What is asked — Pictures stay out of the copy; set down each line of the listing below exactly.

Given information —
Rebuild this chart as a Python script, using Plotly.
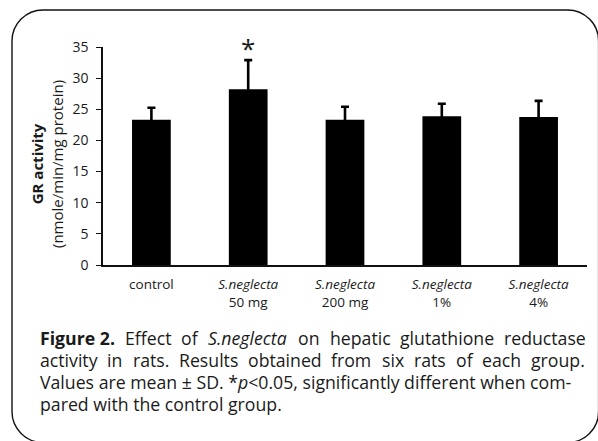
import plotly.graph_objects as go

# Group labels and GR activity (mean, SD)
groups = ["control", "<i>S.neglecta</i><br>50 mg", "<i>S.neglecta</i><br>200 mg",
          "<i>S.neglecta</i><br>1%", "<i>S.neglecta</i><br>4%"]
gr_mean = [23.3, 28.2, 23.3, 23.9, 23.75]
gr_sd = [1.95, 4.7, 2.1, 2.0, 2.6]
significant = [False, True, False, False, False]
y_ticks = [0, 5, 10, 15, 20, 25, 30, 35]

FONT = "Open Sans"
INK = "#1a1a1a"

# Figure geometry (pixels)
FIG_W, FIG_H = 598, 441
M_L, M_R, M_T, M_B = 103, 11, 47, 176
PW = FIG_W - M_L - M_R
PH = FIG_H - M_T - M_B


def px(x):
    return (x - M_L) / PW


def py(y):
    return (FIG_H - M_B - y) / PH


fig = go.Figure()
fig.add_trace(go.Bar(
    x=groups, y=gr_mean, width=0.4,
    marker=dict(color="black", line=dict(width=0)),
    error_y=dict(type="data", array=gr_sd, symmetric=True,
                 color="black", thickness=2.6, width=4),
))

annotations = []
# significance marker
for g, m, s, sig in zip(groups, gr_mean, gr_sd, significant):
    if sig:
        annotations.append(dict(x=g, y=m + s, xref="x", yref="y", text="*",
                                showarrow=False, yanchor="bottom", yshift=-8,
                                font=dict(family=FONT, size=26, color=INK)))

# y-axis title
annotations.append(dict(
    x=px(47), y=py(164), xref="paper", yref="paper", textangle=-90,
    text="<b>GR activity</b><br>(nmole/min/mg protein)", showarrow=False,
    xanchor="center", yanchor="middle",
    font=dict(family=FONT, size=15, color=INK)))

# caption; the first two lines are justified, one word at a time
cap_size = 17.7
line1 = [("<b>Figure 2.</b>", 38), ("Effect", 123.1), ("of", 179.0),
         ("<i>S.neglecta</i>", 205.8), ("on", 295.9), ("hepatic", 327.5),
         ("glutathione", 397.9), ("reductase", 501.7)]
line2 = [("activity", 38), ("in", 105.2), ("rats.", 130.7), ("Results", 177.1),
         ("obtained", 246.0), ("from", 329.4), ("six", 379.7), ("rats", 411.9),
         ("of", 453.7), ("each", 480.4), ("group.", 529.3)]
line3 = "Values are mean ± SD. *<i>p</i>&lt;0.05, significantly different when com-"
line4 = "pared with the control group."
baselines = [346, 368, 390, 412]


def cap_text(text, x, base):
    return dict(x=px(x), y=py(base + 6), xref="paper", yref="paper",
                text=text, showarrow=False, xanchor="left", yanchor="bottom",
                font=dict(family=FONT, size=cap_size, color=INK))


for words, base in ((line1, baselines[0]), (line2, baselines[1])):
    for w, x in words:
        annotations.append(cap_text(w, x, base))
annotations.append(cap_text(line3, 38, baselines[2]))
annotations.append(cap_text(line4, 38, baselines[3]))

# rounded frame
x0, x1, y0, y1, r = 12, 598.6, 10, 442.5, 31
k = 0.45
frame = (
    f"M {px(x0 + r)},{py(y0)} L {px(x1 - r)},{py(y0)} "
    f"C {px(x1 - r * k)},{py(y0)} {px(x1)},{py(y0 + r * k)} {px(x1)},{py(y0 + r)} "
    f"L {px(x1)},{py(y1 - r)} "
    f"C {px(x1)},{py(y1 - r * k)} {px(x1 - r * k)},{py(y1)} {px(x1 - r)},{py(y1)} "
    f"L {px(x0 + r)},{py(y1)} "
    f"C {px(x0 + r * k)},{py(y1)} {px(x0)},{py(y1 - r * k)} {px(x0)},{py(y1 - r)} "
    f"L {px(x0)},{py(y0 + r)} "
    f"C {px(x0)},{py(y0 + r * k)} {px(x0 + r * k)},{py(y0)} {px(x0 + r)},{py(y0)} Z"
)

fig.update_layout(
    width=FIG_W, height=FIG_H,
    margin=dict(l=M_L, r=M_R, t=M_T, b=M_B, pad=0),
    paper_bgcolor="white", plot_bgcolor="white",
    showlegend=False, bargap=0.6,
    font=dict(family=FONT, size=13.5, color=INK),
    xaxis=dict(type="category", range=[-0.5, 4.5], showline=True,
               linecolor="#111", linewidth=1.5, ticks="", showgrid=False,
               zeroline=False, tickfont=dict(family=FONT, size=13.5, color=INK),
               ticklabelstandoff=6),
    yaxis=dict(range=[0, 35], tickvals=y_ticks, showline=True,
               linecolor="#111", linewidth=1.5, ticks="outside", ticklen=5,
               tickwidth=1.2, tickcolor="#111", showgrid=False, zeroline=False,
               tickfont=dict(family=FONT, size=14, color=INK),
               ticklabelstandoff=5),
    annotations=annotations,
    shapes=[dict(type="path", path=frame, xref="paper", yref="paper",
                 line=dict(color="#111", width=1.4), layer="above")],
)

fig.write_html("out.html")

Answer to the exercise —
Rebuild this chart as a Python script, using Plotly.
import plotly.graph_objects as go

# Group labels and GR activity (mean, SD)
groups = ["control", "<i>S.neglecta</i><br>50 mg", "<i>S.neglecta</i><br>200 mg",
          "<i>S.neglecta</i><br>1%", "<i>S.neglecta</i><br>4%"]
gr_mean = [23.3, 28.2, 23.3, 23.9, 23.75]
gr_sd = [1.95, 4.7, 2.1, 2.0, 2.6]
significant = [False, True, False, False, False]
y_ticks = [0, 5, 10, 15, 20, 25, 30, 35]

FONT = "Open Sans"
INK = "#1a1a1a"

# Figure geometry (pixels)
FIG_W, FIG_H = 598, 441
M_L, M_R, M_T, M_B = 103, 11, 47, 176
PW = FIG_W - M_L - M_R
PH = FIG_H - M_T - M_B


def px(x):
    return (x - M_L) / PW


def py(y):
    return (FIG_H - M_B - y) / PH


fig = go.Figure()
fig.add_trace(go.Bar(
    x=groups, y=gr_mean, width=0.4,
    marker=dict(color="black", line=dict(width=0)),
    error_y=dict(type="data", array=gr_sd, symmetric=True,
                 color="black", thickness=2.6, width=4),
))

annotations = []
# significance marker
for g, m, s, sig in zip(groups, gr_mean, gr_sd, significant):
    if sig:
        annotations.append(dict(x=g, y=m + s, xref="x", yref="y", text="*",
                                showarrow=False, yanchor="bottom", yshift=-8,
                                font=dict(family=FONT, size=26, color=INK)))

# y-axis title
annotations.append(dict(
    x=px(47), y=py(164), xref="paper", yref="paper", textangle=-90,
    text="<b>GR activity</b><br>(nmole/min/mg protein)", showarrow=False,
    xanchor="center", yanchor="middle",
    font=dict(family=FONT, size=15, color=INK)))

# caption; the first two lines are justified, one word at a time
cap_size = 17.7
line1 = [("<b>Figure 2.</b>", 38), ("Effect", 123.1), ("of", 179.0),
         ("<i>S.neglecta</i>", 205.8), ("on", 295.9), ("hepatic", 327.5),
         ("glutathione", 397.9), ("reductase", 501.7)]
line2 = [("activity", 38), ("in", 105.2), ("rats.", 130.7), ("Results", 177.1),
         ("obtained", 246.0), ("from", 329.4), ("six", 379.7), ("rats", 411.9),
         ("of", 453.7), ("each", 480.4), ("group.", 529.3)]
line3 = "Values are mean ± SD. *<i>p</i>&lt;0.05, significantly different when com-"
line4 = "pared with the control group."
baselines = [346, 368, 390, 412]


def cap_text(text, x, base):
    return dict(x=px(x), y=py(base + 6), xref="paper", yref="paper",
                text=text, showarrow=False, xanchor="left", yanchor="bottom",
                font=dict(family=FONT, size=cap_size, color=INK))


for words, base in ((line1, baselines[0]), (line2, baselines[1])):
    for w, x in words:
        annotations.append(cap_text(w, x, base))
annotations.append(cap_text(line3, 38, baselines[2]))
annotations.append(cap_text(line4, 38, baselines[3]))

# rounded frame
x0, x1, y0, y1, r = 12, 598.6, 10, 442.5, 31
k = 0.45
frame = (
    f"M {px(x0 + r)},{py(y0)} L {px(x1 - r)},{py(y0)} "
    f"C {px(x1 - r * k)},{py(y0)} {px(x1)},{py(y0 + r * k)} {px(x1)},{py(y0 + r)} "
    f"L {px(x1)},{py(y1 - r)} "
    f"C {px(x1)},{py(y1 - r * k)} {px(x1 - r * k)},{py(y1)} {px(x1 - r)},{py(y1)} "
    f"L {px(x0 + r)},{py(y1)} "
    f"C {px(x0 + r * k)},{py(y1)} {px(x0)},{py(y1 - r * k)} {px(x0)},{py(y1 - r)} "
    f"L {px(x0)},{py(y0 + r)} "
    f"C {px(x0)},{py(y0 + r * k)} {px(x0 + r * k)},{py(y0)} {px(x0 + r)},{py(y0)} Z"
)

fig.update_layout(
    width=FIG_W, height=FIG_H,
    margin=dict(l=M_L, r=M_R, t=M_T, b=M_B, pad=0),
    paper_bgcolor="white", plot_bgcolor="white",
    showlegend=False, bargap=0.6,
    font=dict(family=FONT, size=13.5, color=INK),
    xaxis=dict(type="category", range=[-0.5, 4.5], showline=True,
               linecolor="#111", linewidth=1.5, ticks="", showgrid=False,
               zeroline=False, tickfont=dict(family=FONT, size=13.5, color=INK),
               ticklabelstandoff=6),
    yaxis=dict(range=[0, 35], tickvals=y_ticks, showline=True,
               linecolor="#111", linewidth=1.5, ticks="outside", ticklen=5,
               tickwidth=1.2, tickcolor="#111", showgrid=False, zeroline=False,
               tickfont=dict(family=FONT, size=14, color=INK),
               ticklabelstandoff=5),
    annotations=annotations,
    shapes=[dict(type="path", path=frame, xref="paper", yref="paper",
                 line=dict(color="#111", width=1.4), layer="above")],
)

fig.write_html("out.html")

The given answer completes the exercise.